Exercise
Below are several records. Retype exactly those lines running from the one with "Recreate this image" through the one with "ebu26 = [0, 0, 1.06, 1.5, 1.55, 1.42, 1.25, 1.06]", end lines included, and no others.
=== Given information ===
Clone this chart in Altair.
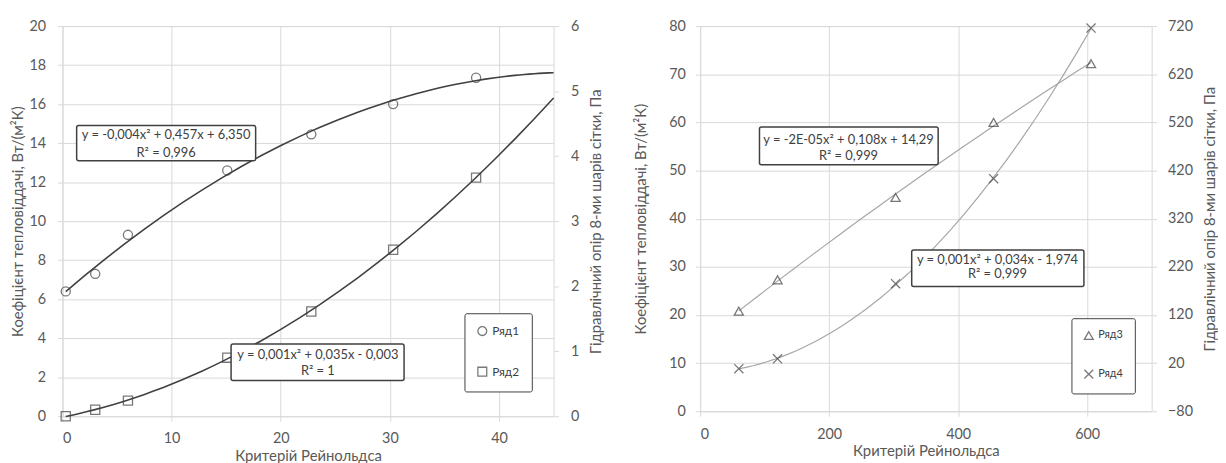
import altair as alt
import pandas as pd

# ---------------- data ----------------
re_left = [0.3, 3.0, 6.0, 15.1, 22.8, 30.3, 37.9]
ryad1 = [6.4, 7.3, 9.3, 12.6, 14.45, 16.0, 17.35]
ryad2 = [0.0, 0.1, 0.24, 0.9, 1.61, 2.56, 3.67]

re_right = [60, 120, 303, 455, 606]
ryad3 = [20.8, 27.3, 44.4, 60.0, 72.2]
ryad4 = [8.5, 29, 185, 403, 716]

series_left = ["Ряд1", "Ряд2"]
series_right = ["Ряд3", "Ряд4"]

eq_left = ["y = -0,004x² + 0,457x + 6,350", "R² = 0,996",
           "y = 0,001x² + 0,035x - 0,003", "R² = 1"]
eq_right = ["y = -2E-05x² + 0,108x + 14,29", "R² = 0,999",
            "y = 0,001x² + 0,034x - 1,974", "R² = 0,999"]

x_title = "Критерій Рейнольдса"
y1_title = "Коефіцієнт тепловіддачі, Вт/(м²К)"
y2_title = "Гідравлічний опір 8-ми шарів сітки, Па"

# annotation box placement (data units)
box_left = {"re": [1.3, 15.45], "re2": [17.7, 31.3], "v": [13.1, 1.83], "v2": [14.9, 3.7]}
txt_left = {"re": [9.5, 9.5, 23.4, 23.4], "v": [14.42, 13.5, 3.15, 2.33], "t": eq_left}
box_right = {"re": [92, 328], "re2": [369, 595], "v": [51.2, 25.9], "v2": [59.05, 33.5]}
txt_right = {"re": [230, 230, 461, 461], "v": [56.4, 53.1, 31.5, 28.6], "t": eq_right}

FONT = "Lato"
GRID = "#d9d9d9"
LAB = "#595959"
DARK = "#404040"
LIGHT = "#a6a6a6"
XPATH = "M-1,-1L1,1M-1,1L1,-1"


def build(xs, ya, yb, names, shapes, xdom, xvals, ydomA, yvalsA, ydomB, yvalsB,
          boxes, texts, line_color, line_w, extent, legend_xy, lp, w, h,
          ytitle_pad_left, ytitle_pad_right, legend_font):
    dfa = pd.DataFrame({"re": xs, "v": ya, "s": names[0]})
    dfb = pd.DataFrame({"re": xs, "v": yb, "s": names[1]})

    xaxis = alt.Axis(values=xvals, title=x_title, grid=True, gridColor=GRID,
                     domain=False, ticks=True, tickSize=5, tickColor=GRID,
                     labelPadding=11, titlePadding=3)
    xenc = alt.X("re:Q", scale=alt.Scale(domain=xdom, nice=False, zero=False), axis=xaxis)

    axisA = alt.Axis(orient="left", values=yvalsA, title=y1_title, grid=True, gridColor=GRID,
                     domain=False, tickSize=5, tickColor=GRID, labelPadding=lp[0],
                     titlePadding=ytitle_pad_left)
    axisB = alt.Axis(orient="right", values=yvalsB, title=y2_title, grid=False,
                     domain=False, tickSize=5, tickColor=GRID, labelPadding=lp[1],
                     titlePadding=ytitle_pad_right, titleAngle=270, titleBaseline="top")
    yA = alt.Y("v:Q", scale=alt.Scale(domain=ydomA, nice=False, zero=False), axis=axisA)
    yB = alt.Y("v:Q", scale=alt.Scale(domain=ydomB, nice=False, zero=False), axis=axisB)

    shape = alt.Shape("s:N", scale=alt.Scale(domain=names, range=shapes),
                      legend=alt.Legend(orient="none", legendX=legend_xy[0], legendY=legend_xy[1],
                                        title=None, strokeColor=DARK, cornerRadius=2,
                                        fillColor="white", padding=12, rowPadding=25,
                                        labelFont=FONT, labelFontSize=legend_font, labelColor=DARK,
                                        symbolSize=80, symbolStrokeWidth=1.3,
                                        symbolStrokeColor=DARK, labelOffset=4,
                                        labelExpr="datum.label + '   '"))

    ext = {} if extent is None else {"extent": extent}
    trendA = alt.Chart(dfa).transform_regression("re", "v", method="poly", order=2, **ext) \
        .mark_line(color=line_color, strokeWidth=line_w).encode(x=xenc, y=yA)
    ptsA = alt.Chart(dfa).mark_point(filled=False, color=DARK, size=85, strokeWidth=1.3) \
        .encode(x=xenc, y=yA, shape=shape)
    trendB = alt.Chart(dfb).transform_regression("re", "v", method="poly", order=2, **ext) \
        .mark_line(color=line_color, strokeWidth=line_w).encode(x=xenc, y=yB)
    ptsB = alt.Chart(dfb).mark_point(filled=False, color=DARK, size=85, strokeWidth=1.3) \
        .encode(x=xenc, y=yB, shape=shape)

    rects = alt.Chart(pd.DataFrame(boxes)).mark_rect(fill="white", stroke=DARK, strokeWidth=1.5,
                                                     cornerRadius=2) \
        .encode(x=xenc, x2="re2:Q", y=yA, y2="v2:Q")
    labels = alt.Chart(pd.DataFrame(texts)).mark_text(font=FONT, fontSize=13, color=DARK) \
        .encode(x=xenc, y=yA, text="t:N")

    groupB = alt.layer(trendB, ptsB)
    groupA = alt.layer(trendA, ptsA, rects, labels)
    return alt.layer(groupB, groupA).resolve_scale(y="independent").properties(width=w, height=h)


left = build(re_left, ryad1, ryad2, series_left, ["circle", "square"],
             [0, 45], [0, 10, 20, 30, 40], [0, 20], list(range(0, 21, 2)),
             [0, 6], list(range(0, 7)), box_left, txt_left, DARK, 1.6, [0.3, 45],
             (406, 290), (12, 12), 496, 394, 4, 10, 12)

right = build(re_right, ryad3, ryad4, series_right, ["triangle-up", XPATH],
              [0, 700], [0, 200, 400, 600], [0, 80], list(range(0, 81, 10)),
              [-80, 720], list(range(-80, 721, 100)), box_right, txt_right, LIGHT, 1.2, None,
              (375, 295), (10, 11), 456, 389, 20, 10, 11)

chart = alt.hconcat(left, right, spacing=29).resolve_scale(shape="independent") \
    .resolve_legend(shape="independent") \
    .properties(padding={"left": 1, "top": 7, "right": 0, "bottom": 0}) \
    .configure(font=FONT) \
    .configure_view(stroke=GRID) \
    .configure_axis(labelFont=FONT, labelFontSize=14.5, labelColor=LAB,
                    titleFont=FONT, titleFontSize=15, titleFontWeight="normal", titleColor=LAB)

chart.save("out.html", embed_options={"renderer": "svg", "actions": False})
===
=== Given information ===
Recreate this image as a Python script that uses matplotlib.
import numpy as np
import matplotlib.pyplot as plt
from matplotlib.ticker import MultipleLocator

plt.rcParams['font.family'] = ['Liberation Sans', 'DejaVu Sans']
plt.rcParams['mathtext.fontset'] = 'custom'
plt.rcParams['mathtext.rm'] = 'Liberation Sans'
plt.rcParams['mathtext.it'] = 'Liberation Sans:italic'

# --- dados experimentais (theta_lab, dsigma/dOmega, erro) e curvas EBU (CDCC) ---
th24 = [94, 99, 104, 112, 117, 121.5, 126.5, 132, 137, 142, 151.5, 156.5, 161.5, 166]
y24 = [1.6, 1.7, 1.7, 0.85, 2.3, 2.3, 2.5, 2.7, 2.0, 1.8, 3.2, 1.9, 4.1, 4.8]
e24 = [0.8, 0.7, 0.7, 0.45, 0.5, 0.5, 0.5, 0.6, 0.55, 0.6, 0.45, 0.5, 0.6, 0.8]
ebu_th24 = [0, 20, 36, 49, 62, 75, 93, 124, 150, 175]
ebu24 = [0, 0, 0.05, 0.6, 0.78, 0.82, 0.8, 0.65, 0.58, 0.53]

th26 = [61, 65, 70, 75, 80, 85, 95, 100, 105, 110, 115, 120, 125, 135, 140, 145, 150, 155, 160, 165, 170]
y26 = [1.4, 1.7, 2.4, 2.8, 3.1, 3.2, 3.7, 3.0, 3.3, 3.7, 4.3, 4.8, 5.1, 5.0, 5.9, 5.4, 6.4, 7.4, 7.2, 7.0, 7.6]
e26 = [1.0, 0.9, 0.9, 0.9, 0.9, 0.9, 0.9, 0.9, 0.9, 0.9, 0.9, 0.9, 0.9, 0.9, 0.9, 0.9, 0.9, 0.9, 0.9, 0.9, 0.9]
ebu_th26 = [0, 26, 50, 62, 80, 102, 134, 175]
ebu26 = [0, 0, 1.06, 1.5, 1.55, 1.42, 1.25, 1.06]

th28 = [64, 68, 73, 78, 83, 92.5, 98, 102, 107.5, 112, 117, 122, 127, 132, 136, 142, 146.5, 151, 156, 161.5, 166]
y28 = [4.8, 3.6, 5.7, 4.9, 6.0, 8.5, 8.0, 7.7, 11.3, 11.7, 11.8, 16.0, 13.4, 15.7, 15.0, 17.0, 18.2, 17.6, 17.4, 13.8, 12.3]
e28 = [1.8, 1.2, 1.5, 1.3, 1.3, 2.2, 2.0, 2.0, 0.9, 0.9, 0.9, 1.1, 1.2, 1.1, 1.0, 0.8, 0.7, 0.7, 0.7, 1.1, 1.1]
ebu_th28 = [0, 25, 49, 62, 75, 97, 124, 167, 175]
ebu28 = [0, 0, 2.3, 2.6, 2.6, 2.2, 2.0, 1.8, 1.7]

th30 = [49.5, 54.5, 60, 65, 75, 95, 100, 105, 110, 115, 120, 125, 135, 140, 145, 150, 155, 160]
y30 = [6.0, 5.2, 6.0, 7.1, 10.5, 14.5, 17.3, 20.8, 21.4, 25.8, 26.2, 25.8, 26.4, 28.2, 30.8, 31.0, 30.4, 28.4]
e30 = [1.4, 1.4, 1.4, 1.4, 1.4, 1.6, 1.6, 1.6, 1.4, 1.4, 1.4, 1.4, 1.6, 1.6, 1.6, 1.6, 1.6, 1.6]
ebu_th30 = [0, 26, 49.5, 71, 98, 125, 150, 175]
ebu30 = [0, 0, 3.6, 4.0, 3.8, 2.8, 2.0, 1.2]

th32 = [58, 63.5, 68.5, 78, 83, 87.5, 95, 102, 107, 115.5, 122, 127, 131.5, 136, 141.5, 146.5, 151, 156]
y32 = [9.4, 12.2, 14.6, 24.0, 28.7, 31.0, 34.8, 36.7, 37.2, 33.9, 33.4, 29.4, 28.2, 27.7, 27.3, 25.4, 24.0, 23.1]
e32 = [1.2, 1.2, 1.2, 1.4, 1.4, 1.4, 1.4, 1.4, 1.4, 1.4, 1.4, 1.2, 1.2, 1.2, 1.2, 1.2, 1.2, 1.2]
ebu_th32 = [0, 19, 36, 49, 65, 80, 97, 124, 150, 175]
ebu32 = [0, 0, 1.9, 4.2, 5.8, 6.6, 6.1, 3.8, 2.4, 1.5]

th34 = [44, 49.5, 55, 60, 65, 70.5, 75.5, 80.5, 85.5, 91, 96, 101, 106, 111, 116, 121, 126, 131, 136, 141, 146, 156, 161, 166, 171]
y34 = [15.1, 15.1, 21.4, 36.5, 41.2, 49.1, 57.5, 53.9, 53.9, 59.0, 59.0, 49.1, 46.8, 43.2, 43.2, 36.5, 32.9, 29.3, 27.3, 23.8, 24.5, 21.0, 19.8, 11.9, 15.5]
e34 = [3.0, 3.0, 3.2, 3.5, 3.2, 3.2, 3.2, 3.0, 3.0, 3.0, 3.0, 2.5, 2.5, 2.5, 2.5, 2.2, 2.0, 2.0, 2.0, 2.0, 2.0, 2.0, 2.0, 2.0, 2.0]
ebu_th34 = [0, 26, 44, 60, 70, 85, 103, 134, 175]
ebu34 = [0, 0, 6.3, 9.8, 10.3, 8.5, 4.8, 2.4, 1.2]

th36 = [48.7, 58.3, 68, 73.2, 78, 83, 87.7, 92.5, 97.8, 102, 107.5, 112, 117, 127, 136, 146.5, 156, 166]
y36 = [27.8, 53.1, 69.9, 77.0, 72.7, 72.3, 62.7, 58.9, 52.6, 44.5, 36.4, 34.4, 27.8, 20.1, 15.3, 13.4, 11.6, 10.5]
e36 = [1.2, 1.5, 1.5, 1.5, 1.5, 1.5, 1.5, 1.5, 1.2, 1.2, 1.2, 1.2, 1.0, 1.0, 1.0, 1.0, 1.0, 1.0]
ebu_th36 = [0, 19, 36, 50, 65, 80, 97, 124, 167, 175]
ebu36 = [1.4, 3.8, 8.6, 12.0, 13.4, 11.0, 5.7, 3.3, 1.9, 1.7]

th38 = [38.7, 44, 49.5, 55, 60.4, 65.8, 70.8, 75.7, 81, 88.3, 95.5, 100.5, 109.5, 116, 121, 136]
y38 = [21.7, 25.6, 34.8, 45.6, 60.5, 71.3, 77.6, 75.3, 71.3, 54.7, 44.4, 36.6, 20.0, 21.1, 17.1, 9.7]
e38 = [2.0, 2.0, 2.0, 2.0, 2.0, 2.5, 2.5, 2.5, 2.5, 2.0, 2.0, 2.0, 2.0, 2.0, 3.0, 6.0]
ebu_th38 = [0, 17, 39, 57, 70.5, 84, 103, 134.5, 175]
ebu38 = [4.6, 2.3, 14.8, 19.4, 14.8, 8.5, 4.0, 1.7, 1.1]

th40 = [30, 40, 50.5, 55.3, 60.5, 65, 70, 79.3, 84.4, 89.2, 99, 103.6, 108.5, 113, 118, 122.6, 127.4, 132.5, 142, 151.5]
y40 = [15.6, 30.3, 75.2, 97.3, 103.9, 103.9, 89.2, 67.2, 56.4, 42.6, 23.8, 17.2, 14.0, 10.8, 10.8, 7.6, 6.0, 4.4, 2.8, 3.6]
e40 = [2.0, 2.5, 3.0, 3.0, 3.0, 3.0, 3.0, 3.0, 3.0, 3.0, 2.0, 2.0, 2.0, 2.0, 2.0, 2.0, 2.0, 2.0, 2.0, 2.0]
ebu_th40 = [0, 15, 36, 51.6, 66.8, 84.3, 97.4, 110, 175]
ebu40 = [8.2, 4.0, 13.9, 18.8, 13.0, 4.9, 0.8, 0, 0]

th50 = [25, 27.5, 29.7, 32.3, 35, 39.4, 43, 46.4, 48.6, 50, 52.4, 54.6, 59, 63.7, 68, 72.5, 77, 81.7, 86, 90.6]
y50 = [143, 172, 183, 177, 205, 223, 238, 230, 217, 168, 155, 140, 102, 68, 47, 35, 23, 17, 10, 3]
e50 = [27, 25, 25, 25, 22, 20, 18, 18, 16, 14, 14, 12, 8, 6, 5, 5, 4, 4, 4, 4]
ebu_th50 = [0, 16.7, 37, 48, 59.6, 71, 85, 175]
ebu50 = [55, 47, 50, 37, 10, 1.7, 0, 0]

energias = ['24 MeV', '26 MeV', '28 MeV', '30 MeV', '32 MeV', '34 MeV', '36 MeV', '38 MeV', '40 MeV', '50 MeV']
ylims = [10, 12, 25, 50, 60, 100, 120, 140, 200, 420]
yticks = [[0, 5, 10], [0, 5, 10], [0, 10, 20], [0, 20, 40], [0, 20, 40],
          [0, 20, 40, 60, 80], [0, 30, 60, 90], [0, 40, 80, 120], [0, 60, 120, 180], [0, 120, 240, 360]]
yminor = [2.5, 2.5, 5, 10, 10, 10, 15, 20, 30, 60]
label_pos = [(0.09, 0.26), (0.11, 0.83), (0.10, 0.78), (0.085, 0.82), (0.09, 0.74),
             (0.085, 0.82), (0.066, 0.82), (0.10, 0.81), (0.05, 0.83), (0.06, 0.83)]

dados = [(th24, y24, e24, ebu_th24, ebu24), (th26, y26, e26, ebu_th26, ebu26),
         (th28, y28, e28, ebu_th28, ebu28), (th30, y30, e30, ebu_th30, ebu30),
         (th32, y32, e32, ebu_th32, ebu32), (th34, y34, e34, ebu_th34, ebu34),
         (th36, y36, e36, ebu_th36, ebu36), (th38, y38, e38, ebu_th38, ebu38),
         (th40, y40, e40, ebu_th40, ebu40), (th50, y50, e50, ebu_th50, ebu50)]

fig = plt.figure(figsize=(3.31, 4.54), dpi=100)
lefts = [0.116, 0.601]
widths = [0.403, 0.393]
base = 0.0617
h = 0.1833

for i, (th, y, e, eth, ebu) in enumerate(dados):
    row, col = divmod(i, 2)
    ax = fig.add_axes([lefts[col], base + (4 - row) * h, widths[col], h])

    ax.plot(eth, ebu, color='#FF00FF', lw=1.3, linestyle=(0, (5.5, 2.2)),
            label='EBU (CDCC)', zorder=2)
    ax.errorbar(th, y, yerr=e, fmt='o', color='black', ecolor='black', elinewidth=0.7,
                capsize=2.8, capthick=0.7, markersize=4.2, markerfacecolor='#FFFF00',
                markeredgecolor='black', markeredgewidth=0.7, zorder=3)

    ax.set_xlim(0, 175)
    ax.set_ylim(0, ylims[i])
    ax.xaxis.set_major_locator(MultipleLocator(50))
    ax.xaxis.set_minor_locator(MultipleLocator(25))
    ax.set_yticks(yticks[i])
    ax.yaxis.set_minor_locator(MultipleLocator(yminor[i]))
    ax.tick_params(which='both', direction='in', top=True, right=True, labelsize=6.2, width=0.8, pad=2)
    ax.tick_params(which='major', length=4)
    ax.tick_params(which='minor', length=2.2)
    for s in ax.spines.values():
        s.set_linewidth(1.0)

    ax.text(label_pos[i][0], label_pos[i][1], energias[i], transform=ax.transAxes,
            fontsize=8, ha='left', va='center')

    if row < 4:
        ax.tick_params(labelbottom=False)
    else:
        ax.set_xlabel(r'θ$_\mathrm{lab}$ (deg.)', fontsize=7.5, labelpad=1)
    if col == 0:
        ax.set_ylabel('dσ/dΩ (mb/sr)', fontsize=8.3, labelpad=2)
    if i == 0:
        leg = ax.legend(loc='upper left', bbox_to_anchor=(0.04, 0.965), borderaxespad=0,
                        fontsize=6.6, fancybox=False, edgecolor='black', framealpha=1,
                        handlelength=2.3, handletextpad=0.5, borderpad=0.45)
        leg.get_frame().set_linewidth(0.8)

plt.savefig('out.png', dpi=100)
===
Written reply
Recreate this image as a Python script that uses matplotlib.
import numpy as np
import matplotlib.pyplot as plt
from matplotlib.ticker import MultipleLocator

plt.rcParams['font.family'] = ['Liberation Sans', 'DejaVu Sans']
plt.rcParams['mathtext.fontset'] = 'custom'
plt.rcParams['mathtext.rm'] = 'Liberation Sans'
plt.rcParams['mathtext.it'] = 'Liberation Sans:italic'

# --- dados experimentais (theta_lab, dsigma/dOmega, erro) e curvas EBU (CDCC) ---
th24 = [94, 99, 104, 112, 117, 121.5, 126.5, 132, 137, 142, 151.5, 156.5, 161.5, 166]
y24 = [1.6, 1.7, 1.7, 0.85, 2.3, 2.3, 2.5, 2.7, 2.0, 1.8, 3.2, 1.9, 4.1, 4.8]
e24 = [0.8, 0.7, 0.7, 0.45, 0.5, 0.5, 0.5, 0.6, 0.55, 0.6, 0.45, 0.5, 0.6, 0.8]
ebu_th24 = [0, 20, 36, 49, 62, 75, 93, 124, 150, 175]
ebu24 = [0, 0, 0.05, 0.6, 0.78, 0.82, 0.8, 0.65, 0.58, 0.53]

th26 = [61, 65, 70, 75, 80, 85, 95, 100, 105, 110, 115, 120, 125, 135, 140, 145, 150, 155, 160, 165, 170]
y26 = [1.4, 1.7, 2.4, 2.8, 3.1, 3.2, 3.7, 3.0, 3.3, 3.7, 4.3, 4.8, 5.1, 5.0, 5.9, 5.4, 6.4, 7.4, 7.2, 7.0, 7.6]
e26 = [1.0, 0.9, 0.9, 0.9, 0.9, 0.9, 0.9, 0.9, 0.9, 0.9, 0.9, 0.9, 0.9, 0.9, 0.9, 0.9, 0.9, 0.9, 0.9, 0.9, 0.9]
ebu_th26 = [0, 26, 50, 62, 80, 102, 134, 175]
ebu26 = [0, 0, 1.06, 1.5, 1.55, 1.42, 1.25, 1.06]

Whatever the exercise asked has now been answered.